**The task:** Transcribe the listing that follows in full, omitting pictures.
::: Data extract :::
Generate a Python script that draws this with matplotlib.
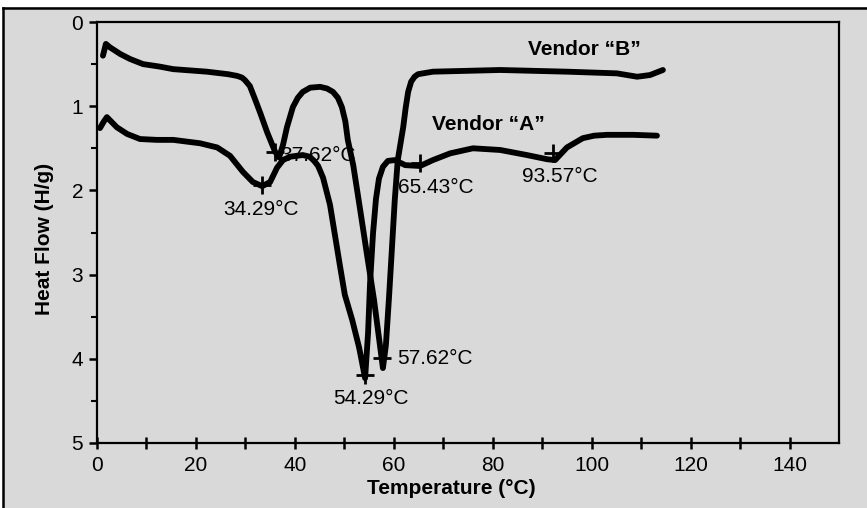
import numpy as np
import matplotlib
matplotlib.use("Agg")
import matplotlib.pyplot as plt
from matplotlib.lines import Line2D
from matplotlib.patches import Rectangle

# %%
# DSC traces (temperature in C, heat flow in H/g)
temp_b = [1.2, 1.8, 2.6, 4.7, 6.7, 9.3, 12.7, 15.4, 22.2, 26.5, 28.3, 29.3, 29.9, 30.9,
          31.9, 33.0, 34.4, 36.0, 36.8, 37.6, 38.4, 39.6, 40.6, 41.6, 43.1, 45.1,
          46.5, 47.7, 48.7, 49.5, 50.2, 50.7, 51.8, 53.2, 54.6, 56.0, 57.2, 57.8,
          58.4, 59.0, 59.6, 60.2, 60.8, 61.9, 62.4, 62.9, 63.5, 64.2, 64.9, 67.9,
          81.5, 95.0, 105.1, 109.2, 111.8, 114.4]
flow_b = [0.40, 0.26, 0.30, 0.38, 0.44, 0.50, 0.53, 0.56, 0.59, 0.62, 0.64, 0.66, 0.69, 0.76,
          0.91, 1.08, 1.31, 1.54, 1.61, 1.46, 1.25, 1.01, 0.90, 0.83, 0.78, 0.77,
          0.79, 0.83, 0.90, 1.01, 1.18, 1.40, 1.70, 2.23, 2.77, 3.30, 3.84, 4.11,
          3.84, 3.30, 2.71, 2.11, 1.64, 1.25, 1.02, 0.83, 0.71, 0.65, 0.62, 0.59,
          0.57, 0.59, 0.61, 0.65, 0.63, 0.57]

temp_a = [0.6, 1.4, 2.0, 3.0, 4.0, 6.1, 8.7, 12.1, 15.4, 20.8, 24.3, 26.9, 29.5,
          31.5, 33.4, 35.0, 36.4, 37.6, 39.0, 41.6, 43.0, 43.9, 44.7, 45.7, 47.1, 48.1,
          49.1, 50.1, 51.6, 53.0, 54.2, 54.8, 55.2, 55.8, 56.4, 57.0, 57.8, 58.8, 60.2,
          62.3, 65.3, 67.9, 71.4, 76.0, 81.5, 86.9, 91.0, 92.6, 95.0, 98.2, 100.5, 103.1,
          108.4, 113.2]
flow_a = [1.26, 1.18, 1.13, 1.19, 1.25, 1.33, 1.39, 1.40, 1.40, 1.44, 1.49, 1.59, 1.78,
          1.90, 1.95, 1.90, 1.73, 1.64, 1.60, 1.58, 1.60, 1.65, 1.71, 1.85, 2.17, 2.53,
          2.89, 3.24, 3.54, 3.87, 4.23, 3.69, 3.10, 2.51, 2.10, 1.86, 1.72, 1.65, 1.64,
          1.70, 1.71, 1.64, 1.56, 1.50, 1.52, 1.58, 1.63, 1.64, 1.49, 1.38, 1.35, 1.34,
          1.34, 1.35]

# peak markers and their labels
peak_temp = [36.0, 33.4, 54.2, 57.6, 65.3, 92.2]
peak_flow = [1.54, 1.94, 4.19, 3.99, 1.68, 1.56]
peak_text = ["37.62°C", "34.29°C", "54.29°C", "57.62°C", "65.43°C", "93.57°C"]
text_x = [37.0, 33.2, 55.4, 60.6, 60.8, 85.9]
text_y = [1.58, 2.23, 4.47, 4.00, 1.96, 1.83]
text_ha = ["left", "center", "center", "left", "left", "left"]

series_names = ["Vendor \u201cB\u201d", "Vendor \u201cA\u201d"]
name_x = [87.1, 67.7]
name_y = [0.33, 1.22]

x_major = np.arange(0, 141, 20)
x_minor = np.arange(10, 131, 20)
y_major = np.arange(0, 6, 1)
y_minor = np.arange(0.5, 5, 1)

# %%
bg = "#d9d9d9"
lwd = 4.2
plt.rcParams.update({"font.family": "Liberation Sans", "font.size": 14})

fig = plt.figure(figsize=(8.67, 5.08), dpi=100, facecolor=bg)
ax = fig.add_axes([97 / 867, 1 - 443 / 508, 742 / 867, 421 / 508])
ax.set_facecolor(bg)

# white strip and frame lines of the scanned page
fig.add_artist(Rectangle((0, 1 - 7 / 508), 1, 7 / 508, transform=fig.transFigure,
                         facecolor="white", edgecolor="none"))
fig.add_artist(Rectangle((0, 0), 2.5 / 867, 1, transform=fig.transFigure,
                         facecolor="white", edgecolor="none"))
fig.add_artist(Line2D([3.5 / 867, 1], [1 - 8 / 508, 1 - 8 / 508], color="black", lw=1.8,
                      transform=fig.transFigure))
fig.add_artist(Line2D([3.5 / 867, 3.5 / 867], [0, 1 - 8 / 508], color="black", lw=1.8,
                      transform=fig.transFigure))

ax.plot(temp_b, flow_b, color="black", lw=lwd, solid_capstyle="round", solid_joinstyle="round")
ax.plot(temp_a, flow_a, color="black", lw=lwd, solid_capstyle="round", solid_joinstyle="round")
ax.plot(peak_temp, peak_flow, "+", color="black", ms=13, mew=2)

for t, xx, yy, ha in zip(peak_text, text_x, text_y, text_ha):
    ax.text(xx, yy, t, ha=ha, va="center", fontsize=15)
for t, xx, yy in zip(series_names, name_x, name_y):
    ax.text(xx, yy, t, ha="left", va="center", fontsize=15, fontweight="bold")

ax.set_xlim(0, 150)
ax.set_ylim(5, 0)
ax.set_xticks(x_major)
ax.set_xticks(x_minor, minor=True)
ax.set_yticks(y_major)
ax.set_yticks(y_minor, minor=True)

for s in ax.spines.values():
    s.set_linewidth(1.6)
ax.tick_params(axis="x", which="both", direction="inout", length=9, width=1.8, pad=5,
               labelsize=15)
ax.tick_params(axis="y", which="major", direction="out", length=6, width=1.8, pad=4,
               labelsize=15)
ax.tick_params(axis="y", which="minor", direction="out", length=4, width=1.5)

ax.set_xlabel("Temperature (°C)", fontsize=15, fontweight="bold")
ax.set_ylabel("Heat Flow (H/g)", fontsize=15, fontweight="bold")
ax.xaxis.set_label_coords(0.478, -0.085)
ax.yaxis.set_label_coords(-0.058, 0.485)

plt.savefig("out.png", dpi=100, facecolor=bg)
:::
**Task solution:**
Generate a Python script that draws this with matplotlib.
import numpy as np
import matplotlib
matplotlib.use("Agg")
import matplotlib.pyplot as plt
from matplotlib.lines import Line2D
from matplotlib.patches import Rectangle

# %%
# DSC traces (temperature in C, heat flow in H/g)
temp_b = [1.2, 1.8, 2.6, 4.7, 6.7, 9.3, 12.7, 15.4, 22.2, 26.5, 28.3, 29.3, 29.9, 30.9,
          31.9, 33.0, 34.4, 36.0, 36.8, 37.6, 38.4, 39.6, 40.6, 41.6, 43.1, 45.1,
          46.5, 47.7, 48.7, 49.5, 50.2, 50.7, 51.8, 53.2, 54.6, 56.0, 57.2, 57.8,
          58.4, 59.0, 59.6, 60.2, 60.8, 61.9, 62.4, 62.9, 63.5, 64.2, 64.9, 67.9,
          81.5, 95.0, 105.1, 109.2, 111.8, 114.4]
flow_b = [0.40, 0.26, 0.30, 0.38, 0.44, 0.50, 0.53, 0.56, 0.59, 0.62, 0.64, 0.66, 0.69, 0.76,
          0.91, 1.08, 1.31, 1.54, 1.61, 1.46, 1.25, 1.01, 0.90, 0.83, 0.78, 0.77,
          0.79, 0.83, 0.90, 1.01, 1.18, 1.40, 1.70, 2.23, 2.77, 3.30, 3.84, 4.11,
          3.84, 3.30, 2.71, 2.11, 1.64, 1.25, 1.02, 0.83, 0.71, 0.65, 0.62, 0.59,
          0.57, 0.59, 0.61, 0.65, 0.63, 0.57]

temp_a = [0.6, 1.4, 2.0, 3.0, 4.0, 6.1, 8.7, 12.1, 15.4, 20.8, 24.3, 26.9, 29.5,
          31.5, 33.4, 35.0, 36.4, 37.6, 39.0, 41.6, 43.0, 43.9, 44.7, 45.7, 47.1, 48.1,
          49.1, 50.1, 51.6, 53.0, 54.2, 54.8, 55.2, 55.8, 56.4, 57.0, 57.8, 58.8, 60.2,
          62.3, 65.3, 67.9, 71.4, 76.0, 81.5, 86.9, 91.0, 92.6, 95.0, 98.2, 100.5, 103.1,
          108.4, 113.2]
flow_a = [1.26, 1.18, 1.13, 1.19, 1.25, 1.33, 1.39, 1.40, 1.40, 1.44, 1.49, 1.59, 1.78,
          1.90, 1.95, 1.90, 1.73, 1.64, 1.60, 1.58, 1.60, 1.65, 1.71, 1.85, 2.17, 2.53,
          2.89, 3.24, 3.54, 3.87, 4.23, 3.69, 3.10, 2.51, 2.10, 1.86, 1.72, 1.65, 1.64,
          1.70, 1.71, 1.64, 1.56, 1.50, 1.52, 1.58, 1.63, 1.64, 1.49, 1.38, 1.35, 1.34,
          1.34, 1.35]

# peak markers and their labels
peak_temp = [36.0, 33.4, 54.2, 57.6, 65.3, 92.2]
peak_flow = [1.54, 1.94, 4.19, 3.99, 1.68, 1.56]
peak_text = ["37.62°C", "34.29°C", "54.29°C", "57.62°C", "65.43°C", "93.57°C"]
text_x = [37.0, 33.2, 55.4, 60.6, 60.8, 85.9]
text_y = [1.58, 2.23, 4.47, 4.00, 1.96, 1.83]
text_ha = ["left", "center", "center", "left", "left", "left"]

series_names = ["Vendor \u201cB\u201d", "Vendor \u201cA\u201d"]
name_x = [87.1, 67.7]
name_y = [0.33, 1.22]

x_major = np.arange(0, 141, 20)
x_minor = np.arange(10, 131, 20)
y_major = np.arange(0, 6, 1)
y_minor = np.arange(0.5, 5, 1)

# %%
bg = "#d9d9d9"
lwd = 4.2
plt.rcParams.update({"font.family": "Liberation Sans", "font.size": 14})

fig = plt.figure(figsize=(8.67, 5.08), dpi=100, facecolor=bg)
ax = fig.add_axes([97 / 867, 1 - 443 / 508, 742 / 867, 421 / 508])
ax.set_facecolor(bg)

# white strip and frame lines of the scanned page
fig.add_artist(Rectangle((0, 1 - 7 / 508), 1, 7 / 508, transform=fig.transFigure,
                         facecolor="white", edgecolor="none"))
fig.add_artist(Rectangle((0, 0), 2.5 / 867, 1, transform=fig.transFigure,
                         facecolor="white", edgecolor="none"))
fig.add_artist(Line2D([3.5 / 867, 1], [1 - 8 / 508, 1 - 8 / 508], color="black", lw=1.8,
                      transform=fig.transFigure))
fig.add_artist(Line2D([3.5 / 867, 3.5 / 867], [0, 1 - 8 / 508], color="black", lw=1.8,
                      transform=fig.transFigure))

ax.plot(temp_b, flow_b, color="black", lw=lwd, solid_capstyle="round", solid_joinstyle="round")
ax.plot(temp_a, flow_a, color="black", lw=lwd, solid_capstyle="round", solid_joinstyle="round")
ax.plot(peak_temp, peak_flow, "+", color="black", ms=13, mew=2)

for t, xx, yy, ha in zip(peak_text, text_x, text_y, text_ha):
    ax.text(xx, yy, t, ha=ha, va="center", fontsize=15)
for t, xx, yy in zip(series_names, name_x, name_y):
    ax.text(xx, yy, t, ha="left", va="center", fontsize=15, fontweight="bold")

ax.set_xlim(0, 150)
ax.set_ylim(5, 0)
ax.set_xticks(x_major)
ax.set_xticks(x_minor, minor=True)
ax.set_yticks(y_major)
ax.set_yticks(y_minor, minor=True)

for s in ax.spines.values():
    s.set_linewidth(1.6)
ax.tick_params(axis="x", which="both", direction="inout", length=9, width=1.8, pad=5,
               labelsize=15)
ax.tick_params(axis="y", which="major", direction="out", length=6, width=1.8, pad=4,
               labelsize=15)
ax.tick_params(axis="y", which="minor", direction="out", length=4, width=1.5)

ax.set_xlabel("Temperature (°C)", fontsize=15, fontweight="bold")
ax.set_ylabel("Heat Flow (H/g)", fontsize=15, fontweight="bold")
ax.xaxis.set_label_coords(0.478, -0.085)
ax.yaxis.set_label_coords(-0.058, 0.485)

plt.savefig("out.png", dpi=100, facecolor=bg)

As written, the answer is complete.